Icebreaker Brownies Family-sized recipe that halves well. Good brownies are always appreciated by the friends you have and friends yet to be.

These brownies are rich and heavy. For all those calories and fat they really should be cut into small squares for serving. Better anyway because then you can have seconds and thirds. By my approximation, the recipe below makes about a quarter million of those. The good news is that the recipe halves well and would probably even quarter in case you didn’t have any friends with whom to share.1

Another great thing about these brownies is that they love to sit lightly covered for a day or two and just get better.

Ready? Here we go:

  1. Start by preheating your oven to 325° F (160° C)
  2. Butter your baking pan2 well and sprinkle with some flour tapping it around to cover the butter
  3. Collect your ingredients plus a knife, a scraper, a whisk, your scale and your kitchen machine together

Ingredients

Quantity Ingredients
120 g. flour
260 g. cocoa
650 g. sugar
4 g. salt
2 g. baking soda
370 g. butter
90 g. olive oil3
6 eggs
140 ml water

Weigh the flour, cocoa, sugar, salt and baking soda directly into the bowl of your mixer and give it a good swish-about with the whisk

Next measure the remaining ingredients into the bowl and mix until a mostly moist dough is formed.

Spread the dough in the baking pan and bake for about 45 minutes. Your brownies are done when you insert a knife-blade or toothpick into the center of the pan and it comes out clean.


Footnotes

  1. In that case, go ahead and make the half recipe, good brownies are always appreciated by strangers. Share them often enough and you’ll find that you do have friends after all. 

  2. I really should measure my baking pan one of these days. It’s a big one though, bigger than a 9x11. My mom had one for making lasagne.
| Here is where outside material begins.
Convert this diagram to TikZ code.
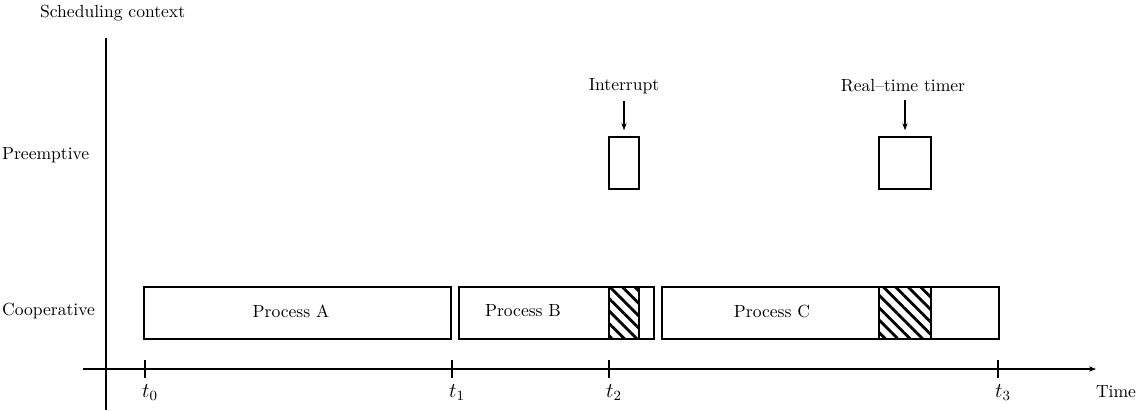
\documentclass[tikz,border=0pt]{standalone}
\usetikzlibrary{positioning,arrows.meta,patterns.meta}
\begin{document}
\begin{tikzpicture}[x=0.02cm, y=-0.02cm,
    proc/.style={draw, line width=0.7pt, minimum height=1.04cm, inner sep=0pt},
    hatch/.style={proc, pattern={Lines[angle=-45, distance=5pt, line width=1.6pt]}},
    lbl/.style={font=\normalsize, inner sep=1pt},
    arrow/.style={-{Stealth[length=4pt, width=3pt]}, line width=0.6pt},
    tick/.style={line width=0.6pt}
  ]
    \useasboundingbox (0,0) rectangle (1136,410);
    % axes
    \coordinate (ytop) at (106,38);
    \coordinate (ybot) at (106,410);
    \coordinate (xleft) at (83,369);
    \coordinate (xright) at (1096,369);
    \draw[tick] (ybot) -- (ytop);
    \draw[arrow] (xleft) -- (xright);
    \node[lbl, anchor=west] (ctx) at (38,13) {Scheduling context};
    \node[lbl, anchor=west] (pre) at (0,155) {Preemptive};
    \node[lbl, anchor=west] (coop) at (0,311) {Cooperative};
    \node[lbl] (time) at (1116,392) {Time};
    % cooperative row
    \node[proc, minimum width=6.14cm] (pa) at (297.5,313) {};
    \node[proc, minimum width=3.90cm] (pb) at (556.5,313) {};
    \node[hatch, minimum width=0.60cm] (hb) at (624,313) {};
    \node[proc, minimum width=6.74cm] (pc) at (830.5,313) {};
    \node[hatch, minimum width=1.04cm] (hc) at (905,313) {};
    \node[lbl] (la) at (291,311) {Process A};
    \node[lbl] (lb) at (523,311) {Process B};
    \node[lbl] (lc) at (772,311) {Process C};
    % preemptive row
    \node[proc, minimum width=0.60cm] (ib) at (624,163) {};
    \node[proc, minimum width=1.04cm] (tb) at (905,163) {};
    \node[lbl] (intr) at (624,86) {Interrupt};
    \node[lbl] (rtt) at (903,86) {Real--time timer};
    \draw[arrow, shorten <=3pt, shorten >=3.5pt] (intr.south) -- (ib.north);
    \draw[arrow, shorten <=3pt, shorten >=3.5pt] (rtt.south -| tb.north) -- (tb.north);
    % ticks
    \foreach \x/\i in {145/0, 452/1, 609/2, 998/3} {
      \draw[tick] (\x,360) -- (\x,378);
      \node[lbl, font=\large, anchor=north] (t\i) at (\x+5,382) {$t_{\i}$};
    }
  \end{tikzpicture}
\end{document}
From an eyeball-it perspective, I’d say a normal 9x11” sheet pan is to the size of my baking pan as a letter-sized piece of paper is to legal size. Feel free to do the math on that one if you are so inclined… 

  3. Olive oil here is part of the secret of these brownies. I once exchanged it for a neutral tasting vegetable oil and was surprised to say the result was nowhere near as good. The richness of olive oil is a fine compliment to all that cocoa where the vegetable oil, just tasted oily.